Oh silly, Riddick. Don’t you know that you can catch a cold if you sleep outside in the rain? Have you ever tried escaping intergalactic mercs while also being hunted by alien predators and you have a runny nose and a wet cough? No fun, I tell you. No fun at all.

Deadline is reporting Mark Waters, director of our own Lourens’s guiltiest of pleasures, Mean Girls, has been tapped to direct an adaptation of popular YA novel, Vampire Academy. The story sounds like what has become the stock standard fare of smooshy supernatural faux-mance that should have the Twilight crowd chomping at the bit, while everybody else rolls their eyes so hard they can see down their own throat as it rapidly fills up with sick.

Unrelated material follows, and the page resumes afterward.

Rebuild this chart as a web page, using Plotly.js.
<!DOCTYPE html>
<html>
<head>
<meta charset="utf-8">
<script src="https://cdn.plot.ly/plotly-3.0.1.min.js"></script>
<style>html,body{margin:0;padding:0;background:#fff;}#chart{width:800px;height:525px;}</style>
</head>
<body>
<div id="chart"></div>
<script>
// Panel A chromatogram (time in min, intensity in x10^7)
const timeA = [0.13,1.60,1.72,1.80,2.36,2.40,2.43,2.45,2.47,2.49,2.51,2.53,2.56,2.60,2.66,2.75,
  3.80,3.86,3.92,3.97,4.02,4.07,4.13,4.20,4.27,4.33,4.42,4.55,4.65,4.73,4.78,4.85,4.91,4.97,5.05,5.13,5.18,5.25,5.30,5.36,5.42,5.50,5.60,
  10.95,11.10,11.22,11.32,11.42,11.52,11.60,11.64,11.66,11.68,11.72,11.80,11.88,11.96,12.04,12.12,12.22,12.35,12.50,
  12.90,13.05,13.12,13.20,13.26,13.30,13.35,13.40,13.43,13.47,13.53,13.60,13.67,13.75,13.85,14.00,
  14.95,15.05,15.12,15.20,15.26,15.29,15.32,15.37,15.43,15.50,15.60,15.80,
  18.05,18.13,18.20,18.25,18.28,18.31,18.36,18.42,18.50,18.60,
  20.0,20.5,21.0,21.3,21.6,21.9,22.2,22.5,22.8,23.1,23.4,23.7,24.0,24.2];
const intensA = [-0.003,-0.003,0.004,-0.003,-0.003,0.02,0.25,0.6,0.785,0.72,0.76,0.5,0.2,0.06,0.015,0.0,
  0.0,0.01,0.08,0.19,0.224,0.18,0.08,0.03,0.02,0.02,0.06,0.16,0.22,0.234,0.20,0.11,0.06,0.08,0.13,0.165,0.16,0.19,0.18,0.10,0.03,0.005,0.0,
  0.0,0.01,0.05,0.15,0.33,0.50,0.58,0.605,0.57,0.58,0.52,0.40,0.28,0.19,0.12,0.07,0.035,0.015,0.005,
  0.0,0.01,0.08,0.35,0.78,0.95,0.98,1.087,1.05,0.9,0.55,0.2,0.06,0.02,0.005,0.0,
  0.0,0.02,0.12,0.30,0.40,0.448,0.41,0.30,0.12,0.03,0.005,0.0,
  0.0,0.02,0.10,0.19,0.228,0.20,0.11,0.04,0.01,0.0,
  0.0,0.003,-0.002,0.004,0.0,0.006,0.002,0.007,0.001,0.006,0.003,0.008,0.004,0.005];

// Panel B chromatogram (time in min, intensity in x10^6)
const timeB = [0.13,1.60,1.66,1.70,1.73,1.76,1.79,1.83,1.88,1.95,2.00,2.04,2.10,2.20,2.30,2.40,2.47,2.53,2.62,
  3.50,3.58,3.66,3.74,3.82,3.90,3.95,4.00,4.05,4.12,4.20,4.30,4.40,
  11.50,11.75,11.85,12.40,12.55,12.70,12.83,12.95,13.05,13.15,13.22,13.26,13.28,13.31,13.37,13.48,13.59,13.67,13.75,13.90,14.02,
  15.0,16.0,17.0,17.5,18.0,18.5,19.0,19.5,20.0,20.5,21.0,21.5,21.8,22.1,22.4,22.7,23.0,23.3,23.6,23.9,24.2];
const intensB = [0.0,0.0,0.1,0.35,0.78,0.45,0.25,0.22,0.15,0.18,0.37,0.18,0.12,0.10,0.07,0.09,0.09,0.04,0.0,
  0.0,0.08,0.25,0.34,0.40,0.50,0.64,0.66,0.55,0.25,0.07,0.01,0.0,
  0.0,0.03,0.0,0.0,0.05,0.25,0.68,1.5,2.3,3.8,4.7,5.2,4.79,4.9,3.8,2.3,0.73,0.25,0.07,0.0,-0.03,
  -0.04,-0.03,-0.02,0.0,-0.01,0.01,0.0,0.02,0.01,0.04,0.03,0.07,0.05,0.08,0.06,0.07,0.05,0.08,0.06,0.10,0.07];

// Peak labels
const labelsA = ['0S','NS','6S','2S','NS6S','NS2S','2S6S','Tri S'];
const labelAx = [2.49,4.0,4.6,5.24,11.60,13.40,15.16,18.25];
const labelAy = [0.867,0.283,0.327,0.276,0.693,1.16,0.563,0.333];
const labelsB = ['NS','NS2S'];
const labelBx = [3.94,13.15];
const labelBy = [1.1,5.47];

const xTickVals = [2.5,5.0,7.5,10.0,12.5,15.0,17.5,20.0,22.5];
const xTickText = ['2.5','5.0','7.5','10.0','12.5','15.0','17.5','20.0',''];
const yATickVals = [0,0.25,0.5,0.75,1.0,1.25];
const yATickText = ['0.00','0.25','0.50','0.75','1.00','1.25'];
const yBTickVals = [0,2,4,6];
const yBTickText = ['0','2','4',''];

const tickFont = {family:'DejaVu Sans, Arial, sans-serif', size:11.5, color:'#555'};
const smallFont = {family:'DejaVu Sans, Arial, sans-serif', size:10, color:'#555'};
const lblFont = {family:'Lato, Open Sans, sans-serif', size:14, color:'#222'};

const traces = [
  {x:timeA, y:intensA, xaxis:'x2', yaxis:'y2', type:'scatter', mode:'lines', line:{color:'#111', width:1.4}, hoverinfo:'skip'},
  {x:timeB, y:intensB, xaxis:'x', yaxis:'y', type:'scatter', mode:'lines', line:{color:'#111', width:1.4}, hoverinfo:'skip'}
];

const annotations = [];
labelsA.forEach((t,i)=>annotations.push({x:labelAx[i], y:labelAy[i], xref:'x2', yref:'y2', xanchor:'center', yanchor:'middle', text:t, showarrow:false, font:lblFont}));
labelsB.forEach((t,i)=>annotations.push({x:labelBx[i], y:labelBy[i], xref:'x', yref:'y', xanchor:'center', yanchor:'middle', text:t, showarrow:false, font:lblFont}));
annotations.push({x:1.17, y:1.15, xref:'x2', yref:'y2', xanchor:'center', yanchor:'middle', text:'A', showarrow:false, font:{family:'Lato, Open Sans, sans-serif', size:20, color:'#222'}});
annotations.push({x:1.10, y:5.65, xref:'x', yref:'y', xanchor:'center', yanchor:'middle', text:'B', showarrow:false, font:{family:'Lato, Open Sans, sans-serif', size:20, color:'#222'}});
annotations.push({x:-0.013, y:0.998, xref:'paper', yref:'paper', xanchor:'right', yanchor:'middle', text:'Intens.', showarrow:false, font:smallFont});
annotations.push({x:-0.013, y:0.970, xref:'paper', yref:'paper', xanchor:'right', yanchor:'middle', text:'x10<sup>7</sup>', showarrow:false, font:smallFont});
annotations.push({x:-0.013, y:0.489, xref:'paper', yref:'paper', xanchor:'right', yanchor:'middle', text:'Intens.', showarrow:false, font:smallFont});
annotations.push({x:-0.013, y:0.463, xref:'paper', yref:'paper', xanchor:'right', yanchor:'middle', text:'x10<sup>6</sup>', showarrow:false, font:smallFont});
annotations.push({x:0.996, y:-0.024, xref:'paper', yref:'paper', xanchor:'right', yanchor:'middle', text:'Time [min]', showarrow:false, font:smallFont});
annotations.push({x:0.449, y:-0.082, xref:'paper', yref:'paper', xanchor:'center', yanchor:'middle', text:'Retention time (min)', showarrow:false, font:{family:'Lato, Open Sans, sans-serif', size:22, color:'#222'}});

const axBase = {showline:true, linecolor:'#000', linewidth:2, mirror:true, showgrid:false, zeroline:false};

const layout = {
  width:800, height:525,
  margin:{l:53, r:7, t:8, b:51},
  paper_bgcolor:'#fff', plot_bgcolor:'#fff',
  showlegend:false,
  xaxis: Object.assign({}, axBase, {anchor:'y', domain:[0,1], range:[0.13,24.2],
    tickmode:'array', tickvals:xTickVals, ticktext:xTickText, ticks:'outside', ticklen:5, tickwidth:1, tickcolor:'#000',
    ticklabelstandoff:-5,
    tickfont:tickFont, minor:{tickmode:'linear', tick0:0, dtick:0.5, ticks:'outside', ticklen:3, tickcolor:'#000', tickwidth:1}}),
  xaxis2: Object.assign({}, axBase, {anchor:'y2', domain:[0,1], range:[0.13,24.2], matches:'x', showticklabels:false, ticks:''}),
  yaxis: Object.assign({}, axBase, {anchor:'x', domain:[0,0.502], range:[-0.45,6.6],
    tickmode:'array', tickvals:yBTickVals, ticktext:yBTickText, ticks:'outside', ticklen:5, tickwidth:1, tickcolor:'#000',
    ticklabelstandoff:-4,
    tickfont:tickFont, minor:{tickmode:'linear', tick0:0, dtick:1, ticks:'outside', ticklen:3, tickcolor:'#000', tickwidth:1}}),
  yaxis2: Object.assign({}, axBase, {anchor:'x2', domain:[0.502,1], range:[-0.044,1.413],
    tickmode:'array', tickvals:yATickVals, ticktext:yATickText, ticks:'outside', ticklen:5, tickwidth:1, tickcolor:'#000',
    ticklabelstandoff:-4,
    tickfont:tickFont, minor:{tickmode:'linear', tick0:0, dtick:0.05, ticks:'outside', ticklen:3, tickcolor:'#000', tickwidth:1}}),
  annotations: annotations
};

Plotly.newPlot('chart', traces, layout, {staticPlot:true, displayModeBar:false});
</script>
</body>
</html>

The Vampire Academy book series is a coming-of-age, action driven, “paranormal romance” fantasy. It is set in the present day against a hidden universe of vampires, half-humans, alchemy, and magic. The series centers on a strong, yet flawed, 17-year-old female who confronts her world with grit, determination, and lots of moxie. Rose Hathaway is a dhampir, half human/half vampire and guardian of the Moroi, a race of peaceful and magical mortal vampires who can walk in the daylight, survive by feeding off willing blood donors, grow old and die. Hidden deep in the forests of Montana is St. Vladimir’s Academy, where Moroi and dhampirs learn to take their place in Moroi society. Rose must master her inherited abilities as a dhampir and earn the approval of the Royal Council, as guardian to Princess Lissa, her best friend and sole heir of one of the twelve Royal families of Moroi. Rose and Lissa share a mysterious psychic bond and sense of destiny, but first they must survive an intense social scene, politics and the physical challenges of Moroi life at the Academy. Outside the sanctuary of St. Vladimir’s waits their greatest threat of all, the Strigoi, a race of bloodthirsty immortal vampires and predators of the Moroi.

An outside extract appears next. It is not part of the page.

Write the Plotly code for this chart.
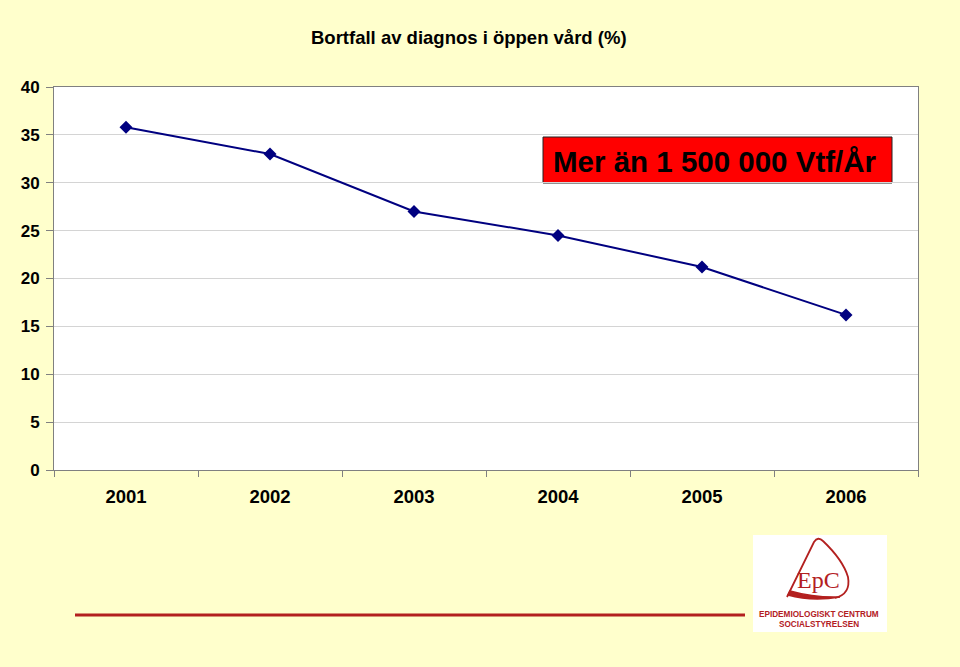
import plotly.graph_objects as go

years = ["2001", "2002", "2003", "2004", "2005", "2006"]
bortfall = [35.8, 33.0, 27.0, 24.5, 21.2, 16.2]
y_ticks = [0, 5, 10, 15, 20, 25, 30, 35, 40]

W, H = 960, 667
L, R, T, B = 54, 42, 87, 197
PW = W - L - R
PH = H - T - B


def px(x):
    return (x - L) / PW


def py(y):
    return (H - B - y) / PH


FONT = "Liberation Sans, Arial, sans-serif"
DARKRED = "#B3201F"

fig = go.Figure()
fig.add_trace(go.Scatter(
    x=years, y=bortfall, mode="lines+markers",
    line=dict(color="#000080", width=2),
    marker=dict(symbol="diamond", size=10, color="#000080"),
    showlegend=False, hoverinfo="x+y",
))

fig.update_layout(
    width=W, height=H,
    margin=dict(l=L, r=R, t=T, b=B),
    paper_bgcolor="#FFFFCC",
    plot_bgcolor="white",
    font=dict(family=FONT, color="black"),
    xaxis=dict(
        type="category", range=[-0.5, 5.5],
        tickson="boundaries", ticks="outside", ticklen=6, tickcolor="#808080",
        showgrid=False, showline=True, linecolor="#808080", linewidth=1, mirror=True,
        tickfont=dict(size=18.5, family=FONT), ticklabelstandoff=10,
        tickprefix="<b>", ticksuffix="</b>",
    ),
    yaxis=dict(
        range=[0, 40], tickvals=y_ticks, ticktext=[f"<b>{v}</b>" for v in y_ticks],
        ticks="outside", ticklen=7, tickcolor="#808080",
        showgrid=True, gridcolor="#D4D4D4", gridwidth=1,
        showline=True, linecolor="#808080", linewidth=1, mirror=True,
        zeroline=False, tickfont=dict(size=17, family=FONT), ticklabelstandoff=3,
    ),
)

annotations = [
    dict(text="<b>Bortfall av diagnos i öppen vård (%)</b>", xref="paper", yref="paper",
         x=px(468.5), y=py(38), xanchor="center", yanchor="middle", showarrow=False,
         font=dict(size=18.5, family=FONT, color="black")),
    dict(text="<b>Mer än 1 500 000 Vtf/År</b>", xref="paper", yref="paper",
         x=px(715), y=py(161), xanchor="center", yanchor="middle", showarrow=False,
         font=dict(size=29.5, family=FONT, color="black")),
    dict(text="EpC", xref="paper", yref="paper",
         x=px(818), y=py(580), xanchor="center", yanchor="middle", showarrow=False,
         font=dict(size=24, family="Liberation Serif, Times New Roman, serif", color=DARKRED)),
    dict(text="<b>EPIDEMIOLOGISKT CENTRUM</b>", xref="paper", yref="paper",
         x=px(819), y=py(614), xanchor="center", yanchor="middle", showarrow=False,
         font=dict(size=8.2, family=FONT, color=DARKRED)),
    dict(text="<b>SOCIALSTYRELSEN</b>", xref="paper", yref="paper",
         x=px(819), y=py(624), xanchor="center", yanchor="middle", showarrow=False,
         font=dict(size=8.2, family=FONT, color=DARKRED)),
]
fig.update_layout(annotations=annotations)

shapes = [
    # red text box
    dict(type="rect", xref="paper", yref="paper",
         x0=px(543), x1=px(892), y0=py(137), y1=py(183),
         fillcolor="#FF0000", line=dict(color="#222222", width=1), layer="below"),
    # red horizontal rule
    dict(type="line", xref="paper", yref="paper",
         x0=px(75), x1=px(745), y0=py(615), y1=py(615),
         line=dict(color=DARKRED, width=3)),
    # logo white box
    dict(type="rect", xref="paper", yref="paper",
         x0=px(753), x1=px(887), y0=py(535), y1=py(632),
         fillcolor="white", line=dict(width=0), layer="below"),
]


def pth(points, close=False):
    s = ""
    for cmd, coords in points:
        s += cmd + " " + " ".join(f"{px(coords[i]):.5f},{py(coords[i+1]):.5f}" for i in range(0, len(coords), 2)) + " "
    if close:
        s += "Z"
    return s.strip()


# rounded-triangle outline
logo_outline = pth([
    ("M", (787, 597)),
    ("L", (814, 542)),
    ("Q", (818, 536, 823, 541)),
    ("Q", (843, 560, 848, 577)),
    ("Q", (851, 594, 835, 598)),
])
shapes.append(dict(type="path", xref="paper", yref="paper", path=logo_outline,
                   line=dict(color=DARKRED, width=1.8), fillcolor="rgba(0,0,0,0)"))
# thick bottom swoosh
logo_swoosh = pth([
    ("M", (788, 595)),
    ("Q", (812, 602, 840, 597)),
    ("Q", (815, 598, 790, 591)),
], close=True)
shapes.append(dict(type="path", xref="paper", yref="paper", path=logo_swoosh,
                   line=dict(color=DARKRED, width=1.5), fillcolor=DARKRED))

fig.update_layout(shapes=shapes)

fig.write_html("out.html")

And the latest in a recently long line of sci-fi shorts being snapped up by Hollywood to be adapted into a feature adaptation will be writer/director Kasra Farahani’s Noon. Farahani, who worked as a concept artist on blockbuster movies such as Thor and Star Trek Into Darkness, debuted the rather impressive short film (which is actually a full 12 minute scene from what he hoped would turn into a full length feature film) on Vimeo last year, and it immediately got quite a bit of attention, culminating in the recent news that Chernin Entertainment (who are currently producing both Josef Kosinski’s Oblivion and Dawn of the Planet of the Apes)  has now picked it up for development with Farhani set to direct.

NOON is a scene from a completed feature screenplay. The short sets up the world’s unique premise and introduces our protagonist, Gray, a “coyote” numbed to the cruelty of the world and his part in it. We watch Gray struggle to salvage what humanity still exists within him when profit is pitted against morality.